История с Бертолуччи, как это часто бывает, говорит о судьях больше, чем о подсудимом. Свое признание режиссер сделал еще три года назад в телеинтервью, отрывок из которого на днях взорвал социальные сети. Средства массовой информации тут же заговорили о том, что режиссер вместе с актером Марлоном Брандо задумали сцену изнасилования, не поставив в известность актрису Марию Шнайдер. Одни СМИ подавали новость именно в таком ключе, другие использовали более обтекаемые формулировки.

При этом распространители этого слуха в большинстве своем, вероятно, не видели ни интервью, ни фильма. Потому что, во-первых, из интервью ясно, что актриса знала о сцене заранее, а импровизация заключалась в том, что в качестве лубриканта Брандо и Бертолуччи использовали сливочное масло. От этого факта история не становится менее омерзительной, но между целой сценой и ее деталью все же есть разница.

Во-вторых, для тех, кто видел фильм, очевидно, что на экране происходит имитация секса. Опять же, это никак не смягчает вину актера и режиссера и не означает, что актрисе нужно сопереживать меньше (во время съемок неожиданные детали Марию Шнайдер так напугали, что она жила с психологической травмой всю жизнь и, кажется, так и не простила Бертолуччи, поддерживая, впрочем, дружеские отношения с Брандо). Сам Бертолуччи признался, что сожалеет, что так и не извинился перед актрисой.

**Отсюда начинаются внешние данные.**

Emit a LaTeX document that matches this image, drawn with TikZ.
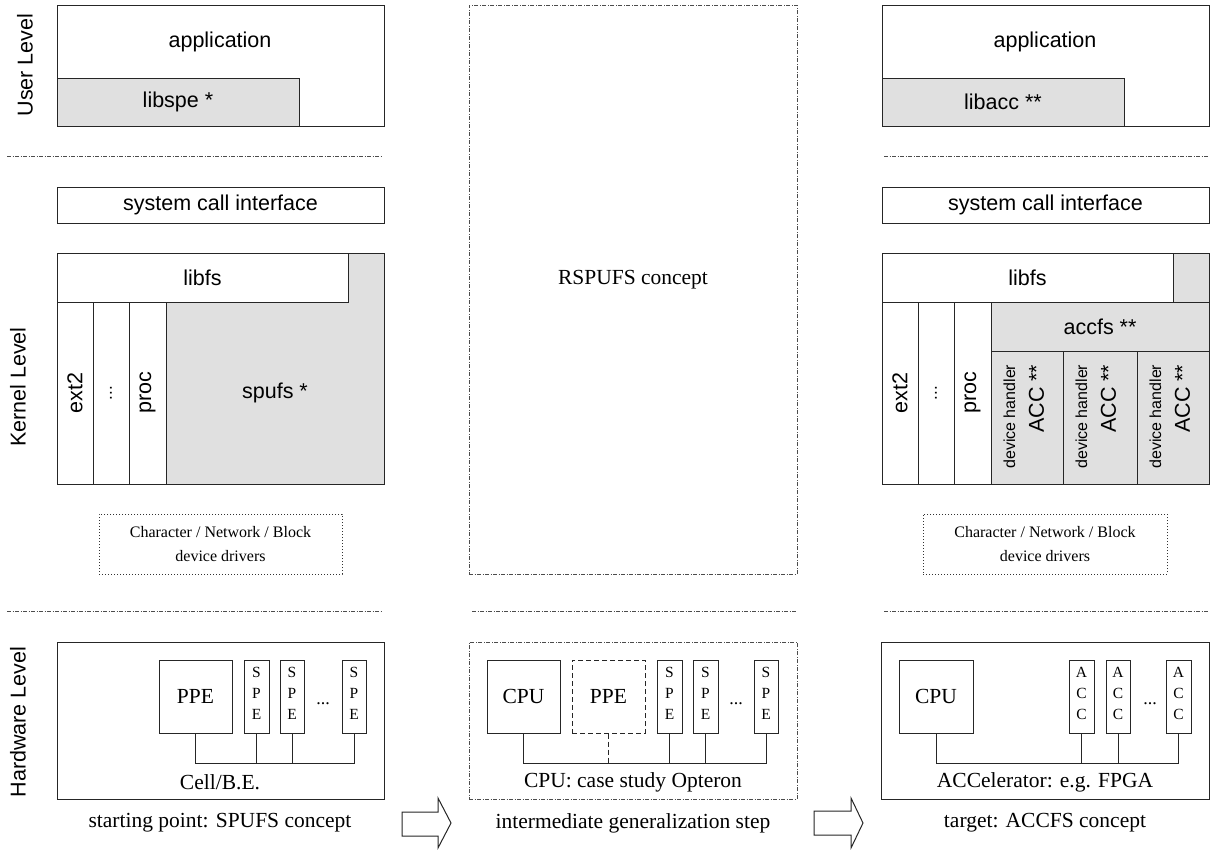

В-третьих, в медиа тут же стали появляться материалы о «похожих случаях в кино» — об изнасилованиях женщин на съемочной площадке и жестоком обращении с животными. И этот знак равенства тоже о многом говорит.

Но стоять во всем белом и изображать из себя д'Артаньяна при этом еще хуже, так что и эту позицию лучше не занимать. Хотя бы потому, что зрители с удовольствием смотрят сериал «Мир дикого запада», где люди-гости ездят в тематический парк насиловать роботов-хозяев. Зритель в этой ситуации априори соучастник, потому что секс и жесткость — два кита, на которых держится весь канал HBO (третий кит — Энтони Хопкинс — вчера с канала уплыл). А еще потому, что любая точка зрения, которая нарочито отличается от общепринятых, — это тоже спекуляция ради условного трафика.

И наконец, главная причина не парить над битвой — в том, что никто не вправе оценивать, насколько подлинными были страдания женщины, которой к тому же уже пять лет нет в живых. Если Шнайдер говорила в интервью, что «чувствовала себя униженной и, если честно, в каком-то смысле изнасилованной и Марлоном, и Бертолуччи» (I felt humiliated and to be honest, I felt a little raped, both by Marlon and by Bertolucci), то значит, так оно и было.

А что касается допустимости подобной жестокости в кино, то комплекс Бога, присущий творцам, ни для кого не новость. Говорят, Микеланджело отравил раба, чтобы изобразить умирающего пленника. У советских режиссеров были непростые отношения с коровами: Тарковский одну сжег, а Элем Климов (первый полнометражный фильм которого — сказка о детстве «Добро пожаловать, или Посторонним вход воспрещен») одну расстрелял.

Хорошо ли, что сейчас комплекс Бога ограничен юристами, публицистами и активистами? Да. Встречается ли он у бездарей? Да. И, наверное, даже чаще, ведь им, в отличие от гениев, не знакомы мучительные сомнения в себе. Но был ли он свойственен и великим режиссерам — Бертолуччи, Тарковскому, Климову? Еще одно, и самое важное, «да». Художник выражает себя в своей работе — и чем больше мы узнаем о нем, тем больше смыслов находим в ней. Поэтому признание и раскаяние Бертолуччи — это одна из важнейших короткометражек уходящего года.